En su decidido afán por reforzar el poder ejecutivo —entendido como su propio y exclusivo poder— Donald Trump quiere cobrarse rápidamente una pieza fundamental en el diseño de la política económica de aquel país: la independencia de la Reserva Federal. Básicamente se trata de extender el control político sobre los tipos de interés, de forma que estos acompañen a la política fiscal anunciada, basada en fuertes reducciones impositivas a las rentas altas, que probablemente impulsará el déficit y la deuda pública en los próximos años.
Fiel a su estilo, Trump ejerce su presión de la forma más descarnada, intentando forzar la dimisión de una consejera, Lisa Cook, a la que quedan aún más de diez años de mandato, dando paso a un conflicto que se resolverá en los tribunales de justicia. Aunque el presidente del Sistema de Reserva, Jerome Powell, en las últimas semanas ha dado muestras de estar dispuesto a iniciar una cierta bajada de tipos, en estos momentos debe estar entendiendo el mensaje que Trump le envía: no basta con eso, quiero todo el control. Téngase en cuenta que la política de dinero barato puede influir de un modo significativo en los resultados de las elecciones legislativas de medio plazo, pero podría estar en estos momentos contraindicada ante la posibilidad de un reavivamiento de la inflación (debido a la entrada en vigor de los nuevos aranceles). No es raro que, ante esta situación, los mercados de bonos estén mostrando un alto grado de nerviosismo.
La injerencia es sin duda insólita y responde al impulso autoritario que está omnipresente en las actuaciones de aquel mandatario. Pero no es ninguna sorpresa. El principio de independencia de los bancos centrales se expandió con gran fuerza por todo el mundo en la década de 1990 (aunque en el caso de la Reserva Federal venía de más atrás). Algunas importantes razones estaban detrás de ese movimiento: primero, está bien acreditada la relación entre grado de independencia y estabilidad de precios; segundo, permite aislar las decisiones de política monetaria del ciclo y las motivaciones electorales; y tercero, debido a la confluencia de los dos puntos anteriores, favorece la obtención de ganancias de credibilidad para esa política y para la entidad que la aplica. Cabe esperar, por tanto, que en EE. UU. las tres cosas se verán comprometidas en los próximos años (lo que explica la reacción de los mercados ya mencionada).

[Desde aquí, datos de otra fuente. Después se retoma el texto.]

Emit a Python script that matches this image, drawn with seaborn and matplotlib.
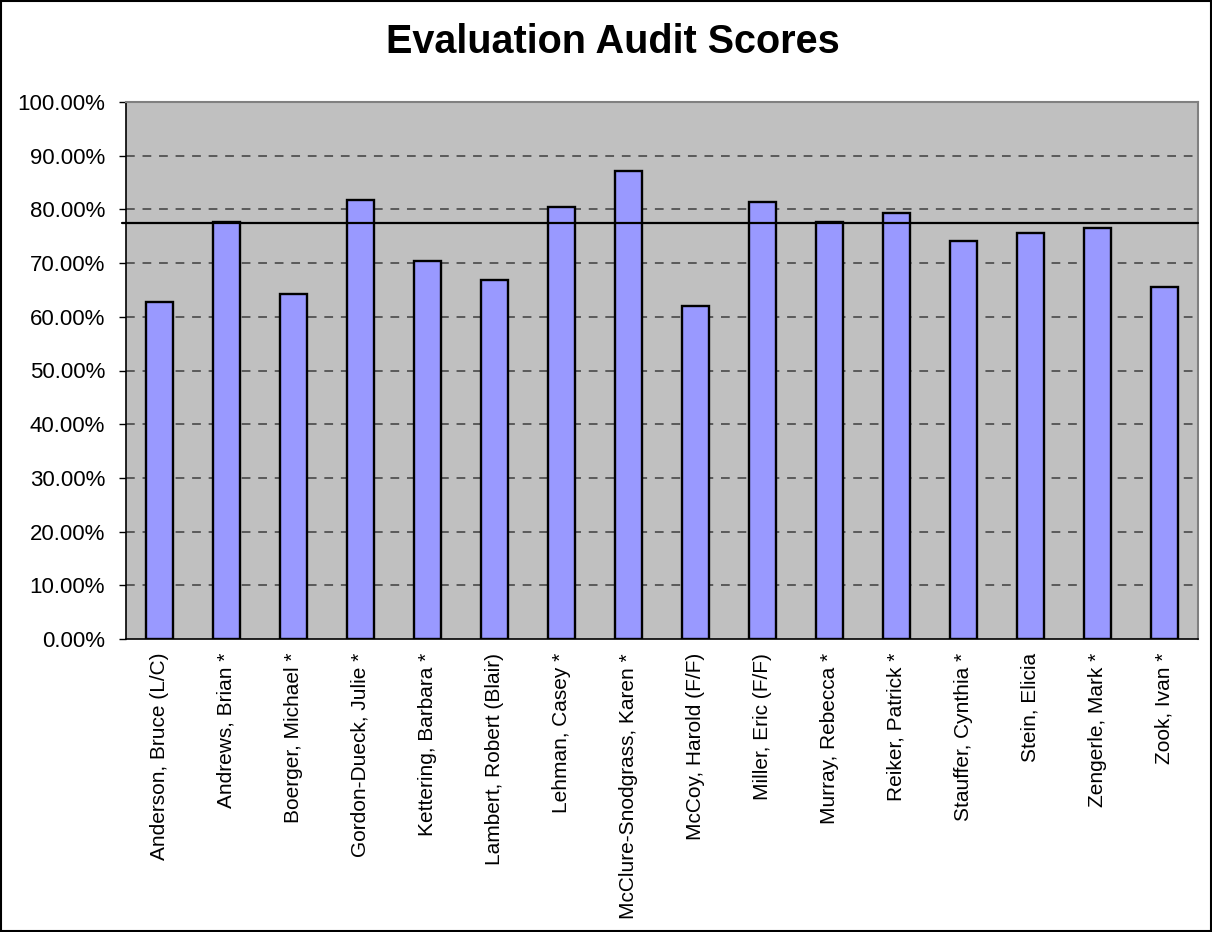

Pero el principio de independencia también presenta algunos importantes problemas. De hecho, ha sido denunciado por algunos autores que nadie calificaría como trumpistas (caso de J. Stiglitz), como una de las principales manifestaciones del estilo tecnocrático de gobierno del que ahora desconfían tantos ciudadanos. Además, la eventualidad de una falta de coordinación con otras políticas —en manos de sujetos distintos e independiente entre sí— abre las puertas a una posibilidad inquietante: que el conjunto de la acción pública se haga incoherente o caótica. Por estas razones, a partir de la crisis financiera del 2008 en un buen número de países surgieron dudas sobre la conveniencia de seguir permitiendo que los bancos centrales actúen de un modo autónomo. En algunos casos, incluso, la situación revirtió: el más notorio es el del Banco de Japón, uno de los cuatro grandes en el mundo, que pasó a estar de nuevo muy controlado políticamente a partir de las reformas heterodoxas del ex primer ministro Shinzo Abe.
Aun con todo eso, la banca central independiente fue un pilar clave del modelo de crecimiento económico en la moderna globalización. Ahora que ese modelo se está desmoronando, ¿cómo extrañarse de que un gobernante tan poco inclinado a compartir el poder como Donald Trump quiera apoderarse de la Reserva Federal?